Friday, July 2, 2010

Kagan and Natural Rights

At her confirmation hearing, Supreme Court nominee Elena Kagan had a revealing exchange with Senator Tom Coburn (R-OK):

KAGAN:

Senator Coburn, I very much appreciate how deeply important the right to bear arms is to millions and millions of Americans. And I accept Heller, which made clear that the Second Amendment conferred that right upon individuals, and not simply collectively.

COBURN:

I'm not asking you about your judicial. I'm asking you, Elena Kagan, do you personally believe there is a fundamental right in this area? Do you agree with Blackstone that the natural right of resistance and self-preservation, the right of having and using arms for self-preservation and defense? He didn't -- he didn't say that was a constitutional right. He said that's a natural right. And what I'm asking you is do -- do you agree with that?

KAGAN:

Senator Coburn, to be honest with you, I --I don't have a view of what are natural rights independent of the Constitution, and my job as a justice will be to enforce and defend the Constitution and other laws of the United States.

COBURN:

So -- so you wouldn't embrace what the Declaration of Independence says, that we have certain God-given, inalienable rights that aren't given in the Constitution, that they're ours, ours alone, and that the government doesn't give those to us?

KAGAN:

Senator Coburn, I believe that the Constitution is an extraordinary document, and I'm not saying I do not believe that there are rights pre-existing the Constitution and the laws, but my job as a justice is to enforce the Constitution and the laws.

COBURN:

Well, I understand that. Well, I'm not talking about as a justice. I'm talking about Elena Kagan. What do you believe? Are there inalienable rights for us?

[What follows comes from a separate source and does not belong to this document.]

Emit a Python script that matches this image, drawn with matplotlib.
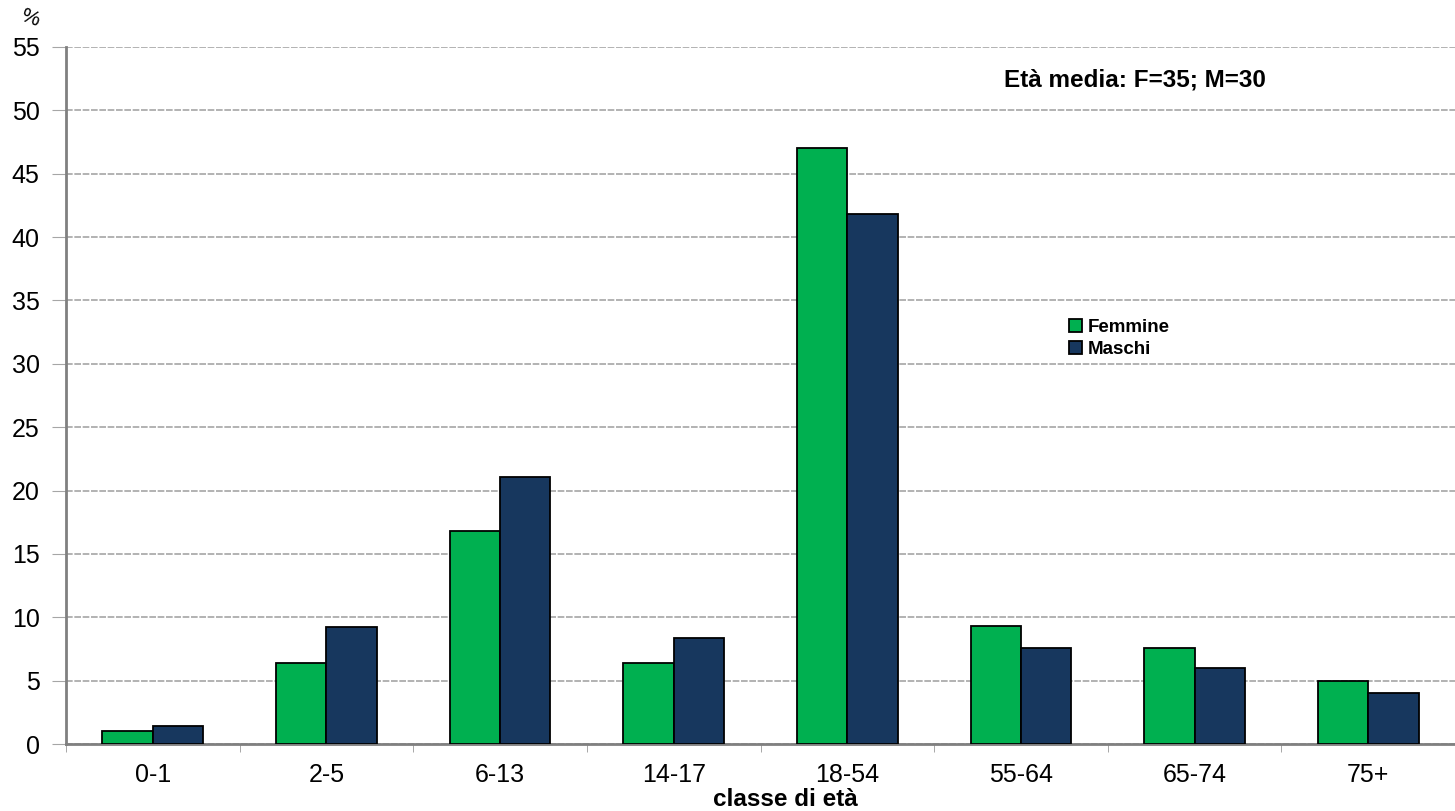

Do you believe that?

KAGAN:

Senator Coburn, I -- I think that the question of what I believe as to what people's rights are outside the Constitution and the laws, that you should not want me to act in any way on the basis of such a belief, if I had one or...

COBURN:

I -- I would want you to always act on the basis of a belief of what our Declaration of Independence says.

KAGAN:

I -- I think you should want me to act on the basis of law, and -- and that is what I have upheld to do, if I'm fortunate enough to be concerned -- to be confirmed, is to act on the basis of haw, which is the Constitutions and the statutes of the United States.